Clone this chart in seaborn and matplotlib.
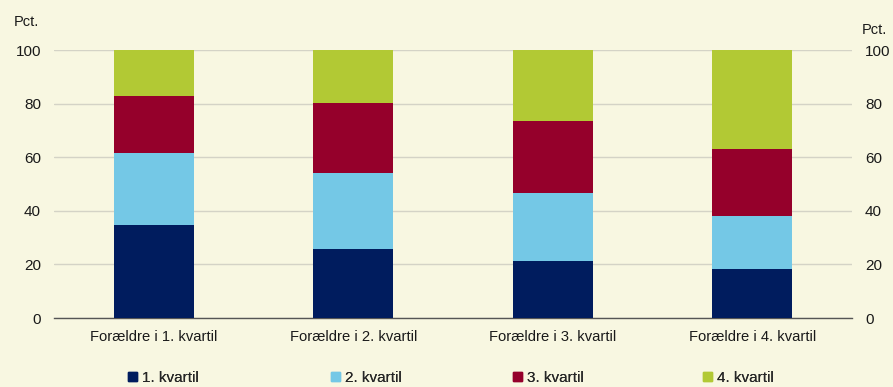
import numpy as np
import pandas as pd
import matplotlib.pyplot as plt
import matplotlib.patches as mpatches
import seaborn as sns

# data
categories = ['Forældre i 1. kvartil', 'Forældre i 2. kvartil',
              'Forældre i 3. kvartil', 'Forældre i 4. kvartil']
series_names = ['1. kvartil', '2. kvartil', '3. kvartil', '4. kvartil']
q1 = [34.6, 25.7, 21.1, 18.4]
q2 = [26.8, 28.4, 25.5, 19.5]
q3 = [21.5, 26.0, 27.0, 25.3]
q4 = [17.1, 19.9, 26.4, 36.8]
colors = ['#001C5E', '#74C8E6', '#95002B', '#B2C934']

bg = '#F8F7E1'

sns.set_theme(style='white')
plt.rcParams['font.family'] = ['Liberation Sans', 'DejaVu Sans']
plt.rcParams['font.size'] = 10

df = pd.DataFrame({'kategori': categories, 'q1': q1, 'q2': q2, 'q3': q3, 'q4': q4})
layers = ['q1', 'q2', 'q3', 'q4']
cum = df[layers].cumsum(axis=1)

fig = plt.figure(figsize=(8.93, 3.87), dpi=100, facecolor=bg)
ax = fig.add_axes([54 / 893, 1 - 318 / 387, (852 - 54) / 893, (318 - 50) / 387])
ax.set_facecolor(bg)

# draw from the top layer down so each bar hides the part below
for col, color in zip(reversed(layers), reversed(colors)):
    sns.barplot(x=df['kategori'], y=cum[col], color=color, width=0.4,
                saturation=1, linewidth=0, ax=ax, zorder=3)

ax.set_ylim(0, 100)
ax.set_xlim(-0.5, 3.5)
ax.set_yticks(np.arange(0, 101, 20))
ax.yaxis.grid(True, color='#D4D3C6', linewidth=1, zorder=0)
ax.set_axisbelow(True)
ax.set_xlabel('')
ax.set_ylabel('')
for s in ['left', 'right', 'top']:
    ax.spines[s].set_visible(False)
ax.spines['bottom'].set_color('#555555')
ax.spines['bottom'].set_linewidth(1)
ax.set_xticks([0, 1, 2, 3])
ax.set_xticklabels(categories, fontsize=10.6, color='#1a1a1a')
ax.set_xticks([-0.5, 0.5, 1.5, 2.5, 3.5], minor=True)
ax.tick_params(axis='x', which='major', length=0, pad=8.5)
ax.tick_params(axis='x', which='minor', length=4, color='#555555', width=1, direction='out')
ax.tick_params(axis='y', length=0, labelsize=11, pad=9.4, colors='#1a1a1a')

ax2 = ax.twinx()
ax2.set_ylim(0, 100)
ax2.set_yticks(np.arange(0, 101, 20))
ax2.tick_params(axis='y', length=0, labelsize=11, pad=9.4, colors='#1a1a1a')
for s in ax2.spines.values():
    s.set_visible(False)
ax2.grid(False)

fig.text(14 / 893, 1 - 22 / 387, 'Pct.', fontsize=10.5, va='center', ha='left', color='#1a1a1a')
fig.text(862 / 893, 1 - 30 / 387, 'Pct.', fontsize=10.5, va='center', ha='left', color='#1a1a1a')

# legend entries sit at uneven spots in the reference, so place each one
legend_x = [128, 331, 513, 703]
for c, n, lx in zip(colors, series_names, legend_x):
    leg = fig.legend(handles=[mpatches.Patch(color=c, label=n)], loc='center left',
                     bbox_to_anchor=(lx / 893, 1 - 378 / 387), frameon=False,
                     fontsize=11, handlelength=0.6, handleheight=0.6,
                     handletextpad=0.3, borderpad=0, borderaxespad=0)
    fig.add_artist(leg)

fig.savefig('out.png', dpi=100, facecolor=bg)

══════════════════════════════

**YOUR GOAL**
Pictures excluded, repeat exactly the lines from the top of the material through the line with "ax.set_facecolor(bg)", including both of those lines.

**RESULT OF THE EXERCISE**
Clone this chart in seaborn and matplotlib.
import numpy as np
import pandas as pd
import matplotlib.pyplot as plt
import matplotlib.patches as mpatches
import seaborn as sns

# data
categories = ['Forældre i 1. kvartil', 'Forældre i 2. kvartil',
              'Forældre i 3. kvartil', 'Forældre i 4. kvartil']
series_names = ['1. kvartil', '2. kvartil', '3. kvartil', '4. kvartil']
q1 = [34.6, 25.7, 21.1, 18.4]
q2 = [26.8, 28.4, 25.5, 19.5]
q3 = [21.5, 26.0, 27.0, 25.3]
q4 = [17.1, 19.9, 26.4, 36.8]
colors = ['#001C5E', '#74C8E6', '#95002B', '#B2C934']

bg = '#F8F7E1'

sns.set_theme(style='white')
plt.rcParams['font.family'] = ['Liberation Sans', 'DejaVu Sans']
plt.rcParams['font.size'] = 10

df = pd.DataFrame({'kategori': categories, 'q1': q1, 'q2': q2, 'q3': q3, 'q4': q4})
layers = ['q1', 'q2', 'q3', 'q4']
cum = df[layers].cumsum(axis=1)

fig = plt.figure(figsize=(8.93, 3.87), dpi=100, facecolor=bg)
ax = fig.add_axes([54 / 893, 1 - 318 / 387, (852 - 54) / 893, (318 - 50) / 387])
ax.set_facecolor(bg)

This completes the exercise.